*YOUR INSTRUCTIONS*
Leave out the pictures and restate the rest of the data exactly.
--- begin DATA ---
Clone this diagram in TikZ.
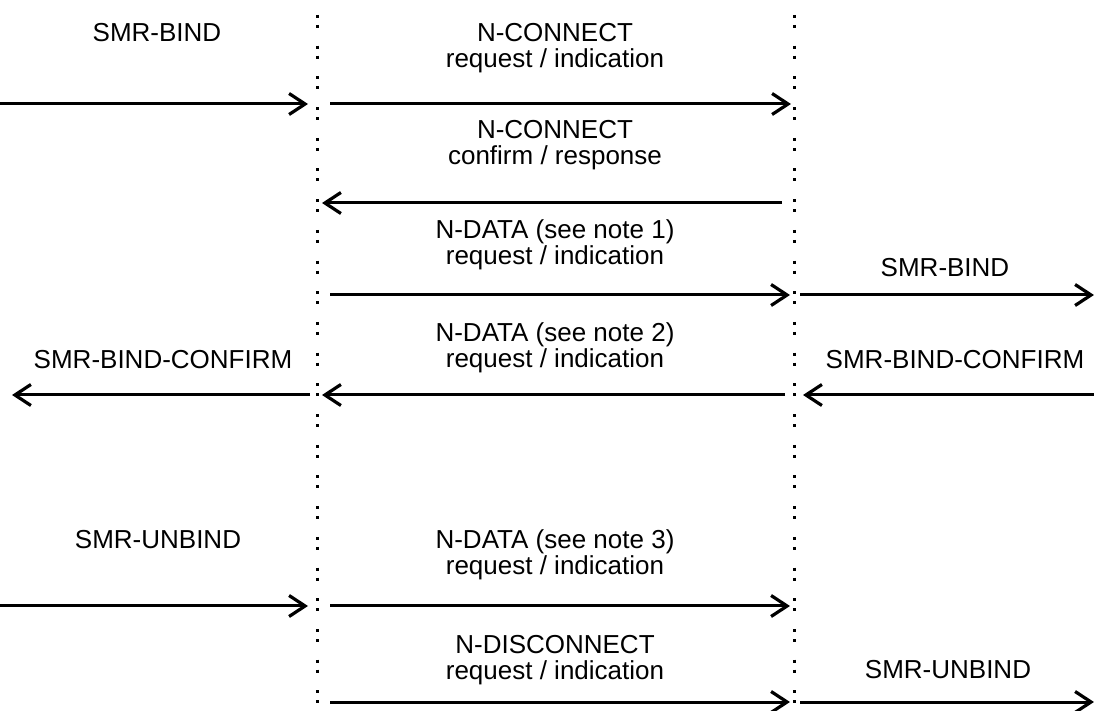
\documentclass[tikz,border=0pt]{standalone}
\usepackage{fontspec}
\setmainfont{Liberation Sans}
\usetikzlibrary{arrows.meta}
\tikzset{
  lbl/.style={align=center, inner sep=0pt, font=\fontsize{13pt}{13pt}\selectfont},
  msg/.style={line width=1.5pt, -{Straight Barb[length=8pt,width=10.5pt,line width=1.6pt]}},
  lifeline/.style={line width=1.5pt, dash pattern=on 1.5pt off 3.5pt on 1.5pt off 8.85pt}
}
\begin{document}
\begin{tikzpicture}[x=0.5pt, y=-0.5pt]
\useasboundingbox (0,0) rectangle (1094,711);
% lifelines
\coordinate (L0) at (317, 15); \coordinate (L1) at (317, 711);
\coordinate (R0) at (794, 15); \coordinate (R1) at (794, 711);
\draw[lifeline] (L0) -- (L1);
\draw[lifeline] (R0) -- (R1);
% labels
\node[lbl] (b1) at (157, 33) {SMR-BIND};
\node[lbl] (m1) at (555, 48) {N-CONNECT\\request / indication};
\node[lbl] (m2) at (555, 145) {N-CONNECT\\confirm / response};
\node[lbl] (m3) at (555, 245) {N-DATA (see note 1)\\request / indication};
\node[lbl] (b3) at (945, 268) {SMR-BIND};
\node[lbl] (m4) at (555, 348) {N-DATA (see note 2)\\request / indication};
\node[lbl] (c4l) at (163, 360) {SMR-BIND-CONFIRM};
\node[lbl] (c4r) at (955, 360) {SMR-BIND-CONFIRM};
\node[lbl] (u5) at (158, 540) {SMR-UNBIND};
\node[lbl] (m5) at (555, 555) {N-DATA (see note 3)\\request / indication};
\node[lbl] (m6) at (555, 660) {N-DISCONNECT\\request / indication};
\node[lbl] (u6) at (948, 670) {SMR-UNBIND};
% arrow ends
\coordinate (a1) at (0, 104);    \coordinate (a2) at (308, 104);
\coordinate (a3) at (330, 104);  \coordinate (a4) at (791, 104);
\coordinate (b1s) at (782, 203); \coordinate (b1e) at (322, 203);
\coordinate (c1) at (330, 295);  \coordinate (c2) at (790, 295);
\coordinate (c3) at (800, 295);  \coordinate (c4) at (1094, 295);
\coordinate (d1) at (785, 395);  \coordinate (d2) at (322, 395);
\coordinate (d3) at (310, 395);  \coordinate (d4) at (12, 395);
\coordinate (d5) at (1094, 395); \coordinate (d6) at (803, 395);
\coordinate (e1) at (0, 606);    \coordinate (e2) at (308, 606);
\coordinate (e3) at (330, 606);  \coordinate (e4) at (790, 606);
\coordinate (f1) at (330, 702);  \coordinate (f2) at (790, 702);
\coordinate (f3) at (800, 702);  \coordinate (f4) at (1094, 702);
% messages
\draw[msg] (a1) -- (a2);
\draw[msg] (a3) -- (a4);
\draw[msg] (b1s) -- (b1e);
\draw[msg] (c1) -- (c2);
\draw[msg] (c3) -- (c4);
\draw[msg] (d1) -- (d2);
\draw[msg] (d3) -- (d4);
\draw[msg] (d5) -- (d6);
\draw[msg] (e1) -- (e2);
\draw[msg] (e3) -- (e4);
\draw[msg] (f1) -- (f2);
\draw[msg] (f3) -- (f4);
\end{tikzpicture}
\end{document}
--- end DATA ---
*IN RESPONSE*
Clone this diagram in TikZ.
\documentclass[tikz,border=0pt]{standalone}
\usepackage{fontspec}
\setmainfont{Liberation Sans}
\usetikzlibrary{arrows.meta}
\tikzset{
  lbl/.style={align=center, inner sep=0pt, font=\fontsize{13pt}{13pt}\selectfont},
  msg/.style={line width=1.5pt, -{Straight Barb[length=8pt,width=10.5pt,line width=1.6pt]}},
  lifeline/.style={line width=1.5pt, dash pattern=on 1.5pt off 3.5pt on 1.5pt off 8.85pt}
}
\begin{document}
\begin{tikzpicture}[x=0.5pt, y=-0.5pt]
\useasboundingbox (0,0) rectangle (1094,711);
% lifelines
\coordinate (L0) at (317, 15); \coordinate (L1) at (317, 711);
\coordinate (R0) at (794, 15); \coordinate (R1) at (794, 711);
\draw[lifeline] (L0) -- (L1);
\draw[lifeline] (R0) -- (R1);
% labels
\node[lbl] (b1) at (157, 33) {SMR-BIND};
\node[lbl] (m1) at (555, 48) {N-CONNECT\\request / indication};
\node[lbl] (m2) at (555, 145) {N-CONNECT\\confirm / response};
\node[lbl] (m3) at (555, 245) {N-DATA (see note 1)\\request / indication};
\node[lbl] (b3) at (945, 268) {SMR-BIND};
\node[lbl] (m4) at (555, 348) {N-DATA (see note 2)\\request / indication};
\node[lbl] (c4l) at (163, 360) {SMR-BIND-CONFIRM};
\node[lbl] (c4r) at (955, 360) {SMR-BIND-CONFIRM};
\node[lbl] (u5) at (158, 540) {SMR-UNBIND};
\node[lbl] (m5) at (555, 555) {N-DATA (see note 3)\\request / indication};
\node[lbl] (m6) at (555, 660) {N-DISCONNECT\\request / indication};
\node[lbl] (u6) at (948, 670) {SMR-UNBIND};
% arrow ends
\coordinate (a1) at (0, 104);    \coordinate (a2) at (308, 104);
\coordinate (a3) at (330, 104);  \coordinate (a4) at (791, 104);
\coordinate (b1s) at (782, 203); \coordinate (b1e) at (322, 203);
\coordinate (c1) at (330, 295);  \coordinate (c2) at (790, 295);
\coordinate (c3) at (800, 295);  \coordinate (c4) at (1094, 295);
\coordinate (d1) at (785, 395);  \coordinate (d2) at (322, 395);
\coordinate (d3) at (310, 395);  \coordinate (d4) at (12, 395);
\coordinate (d5) at (1094, 395); \coordinate (d6) at (803, 395);
\coordinate (e1) at (0, 606);    \coordinate (e2) at (308, 606);
\coordinate (e3) at (330, 606);  \coordinate (e4) at (790, 606);
\coordinate (f1) at (330, 702);  \coordinate (f2) at (790, 702);
\coordinate (f3) at (800, 702);  \coordinate (f4) at (1094, 702);
% messages
\draw[msg] (a1) -- (a2);
\draw[msg] (a3) -- (a4);
\draw[msg] (b1s) -- (b1e);
\draw[msg] (c1) -- (c2);
\draw[msg] (c3) -- (c4);
\draw[msg] (d1) -- (d2);
\draw[msg] (d3) -- (d4);
\draw[msg] (d5) -- (d6);
\draw[msg] (e1) -- (e2);
\draw[msg] (e3) -- (e4);
\draw[msg] (f1) -- (f2);
\draw[msg] (f3) -- (f4);
\end{tikzpicture}
\end{document}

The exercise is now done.